REQUIRED WORK: Give the data below again exactly as it stands. Omit the pictures.
== DATASET EXTRACT
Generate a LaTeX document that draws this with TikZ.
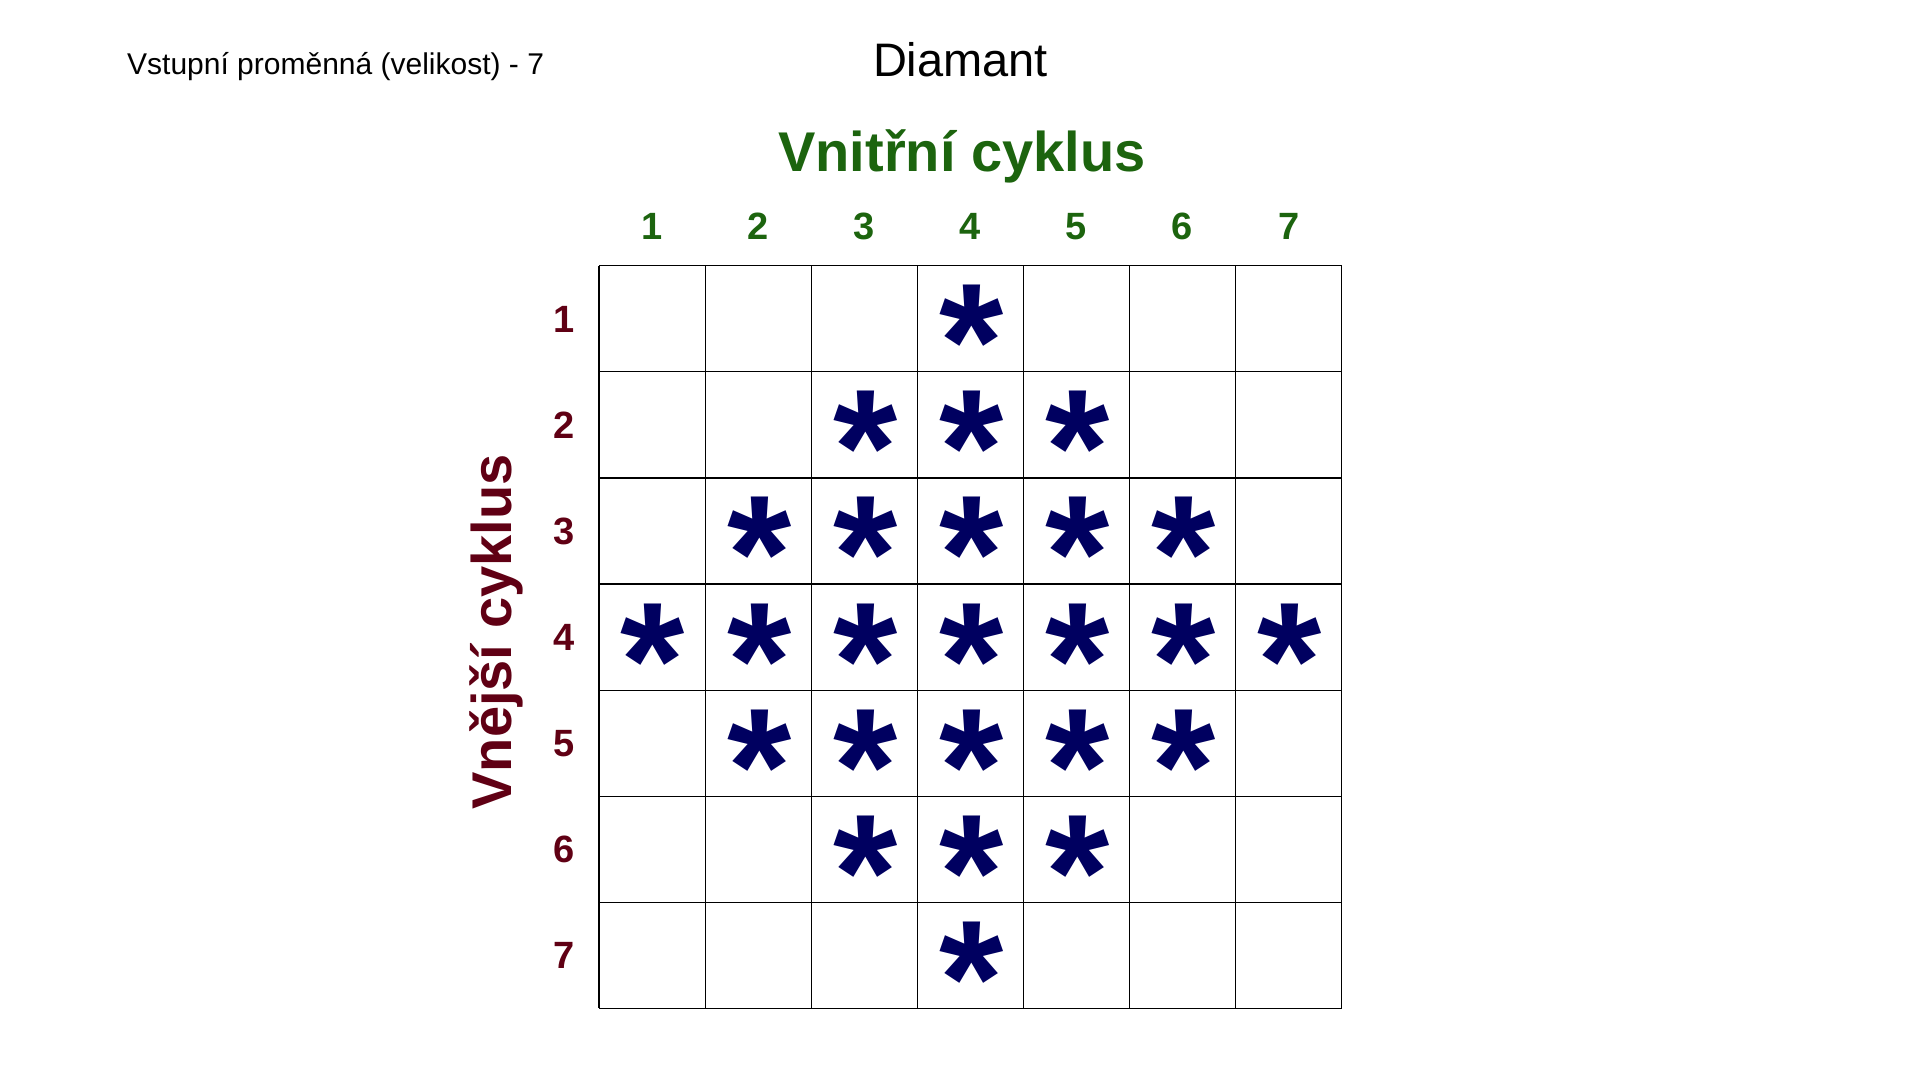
\documentclass[tikz,border=0pt]{standalone}
\usepackage{fontspec}
\setmainfont{Liberation Sans}
\definecolor{cgreen}{RGB}{28,100,14}
\definecolor{cred}{RGB}{96,0,20}
\definecolor{cnavy}{RGB}{0,0,96}
\begin{document}
\begin{tikzpicture}[x=1pt,y=-1pt,
  gridline/.style={line width=1.2pt,black},
  txt/.style={inner sep=0pt,anchor=base},
  header/.style={txt,anchor=base west,font=\fontsize{30}{36}\selectfont},
  title/.style={txt,font=\fontsize{47}{56}\selectfont},
  inner/.style={txt,text=cgreen,font=\fontsize{56}{66}\selectfont\bfseries},
  outer/.style={txt,text=cred,font=\fontsize{56}{66}\selectfont\bfseries,rotate=90},
  colnum/.style={txt,text=cgreen,font=\fontsize{38}{44}\selectfont\bfseries},
  rownum/.style={txt,text=cred,font=\fontsize{38}{44}\selectfont\bfseries},
  asterisk/.style={inner sep=0pt,anchor=center,text height=0.17em,text depth=0.17em,
    text=cnavy,font=\fontsize{165}{190}\selectfont\bfseries}]
\useasboundingbox[fill=white] (0,0) rectangle (1920,1080);
\def\L{599}
\def\T{265.7}
\def\C{106.1}
\node[header] (hdr) at (127,74.5) {Vstupní proměnná (velikost) - 7};
\node[title] (ttl) at (960.5,76.7) {Diamant};
\node[inner] (inn) at (962,171) {Vnitřní cyklus};
\node[outer] (out) at (511,632) {Vnější cyklus};
\foreach \i in {0,...,7} {
  \draw[gridline] ({\L+\i*\C},\T) -- ({\L+\i*\C},{\T+7*\C});
  \draw[gridline] (\L,{\T+\i*\C}) -- ({\L+7*\C},{\T+\i*\C});
}
\foreach \i in {1,...,7} {
  \node[colnum] (col-\i) at ({\L+(\i-0.5)*\C},239) {\i};
  \node[rownum] (row-\i) at (564,{\T+(\i-0.5)*\C+13.6}) {\i};
}
\foreach \r in {1,...,7} {
  \foreach \c in {1,...,7} {
    \pgfmathtruncatemacro\d{abs(\r-4)+abs(\c-4)}
    \ifnum\d<4
      \node[asterisk] (s-\r-\c) at ({\L+(\c-0.5)*\C+1},{\T+(\r-0.5)*\C-2}) {\raisebox{-0.497em}{*}};
    \fi
  }
}
\end{tikzpicture}
\end{document}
====
FULL SOLUTION:
Generate a LaTeX document that draws this with TikZ.
\documentclass[tikz,border=0pt]{standalone}
\usepackage{fontspec}
\setmainfont{Liberation Sans}
\definecolor{cgreen}{RGB}{28,100,14}
\definecolor{cred}{RGB}{96,0,20}
\definecolor{cnavy}{RGB}{0,0,96}
\begin{document}
\begin{tikzpicture}[x=1pt,y=-1pt,
  gridline/.style={line width=1.2pt,black},
  txt/.style={inner sep=0pt,anchor=base},
  header/.style={txt,anchor=base west,font=\fontsize{30}{36}\selectfont},
  title/.style={txt,font=\fontsize{47}{56}\selectfont},
  inner/.style={txt,text=cgreen,font=\fontsize{56}{66}\selectfont\bfseries},
  outer/.style={txt,text=cred,font=\fontsize{56}{66}\selectfont\bfseries,rotate=90},
  colnum/.style={txt,text=cgreen,font=\fontsize{38}{44}\selectfont\bfseries},
  rownum/.style={txt,text=cred,font=\fontsize{38}{44}\selectfont\bfseries},
  asterisk/.style={inner sep=0pt,anchor=center,text height=0.17em,text depth=0.17em,
    text=cnavy,font=\fontsize{165}{190}\selectfont\bfseries}]
\useasboundingbox[fill=white] (0,0) rectangle (1920,1080);
\def\L{599}
\def\T{265.7}
\def\C{106.1}
\node[header] (hdr) at (127,74.5) {Vstupní proměnná (velikost) - 7};
\node[title] (ttl) at (960.5,76.7) {Diamant};
\node[inner] (inn) at (962,171) {Vnitřní cyklus};
\node[outer] (out) at (511,632) {Vnější cyklus};
\foreach \i in {0,...,7} {
  \draw[gridline] ({\L+\i*\C},\T) -- ({\L+\i*\C},{\T+7*\C});
  \draw[gridline] (\L,{\T+\i*\C}) -- ({\L+7*\C},{\T+\i*\C});
}
\foreach \i in {1,...,7} {
  \node[colnum] (col-\i) at ({\L+(\i-0.5)*\C},239) {\i};
  \node[rownum] (row-\i) at (564,{\T+(\i-0.5)*\C+13.6}) {\i};
}
\foreach \r in {1,...,7} {
  \foreach \c in {1,...,7} {
    \pgfmathtruncatemacro\d{abs(\r-4)+abs(\c-4)}
    \ifnum\d<4
      \node[asterisk] (s-\r-\c) at ({\L+(\c-0.5)*\C+1},{\T+(\r-0.5)*\C-2}) {\raisebox{-0.497em}{*}};
    \fi
  }
}
\end{tikzpicture}
\end{document}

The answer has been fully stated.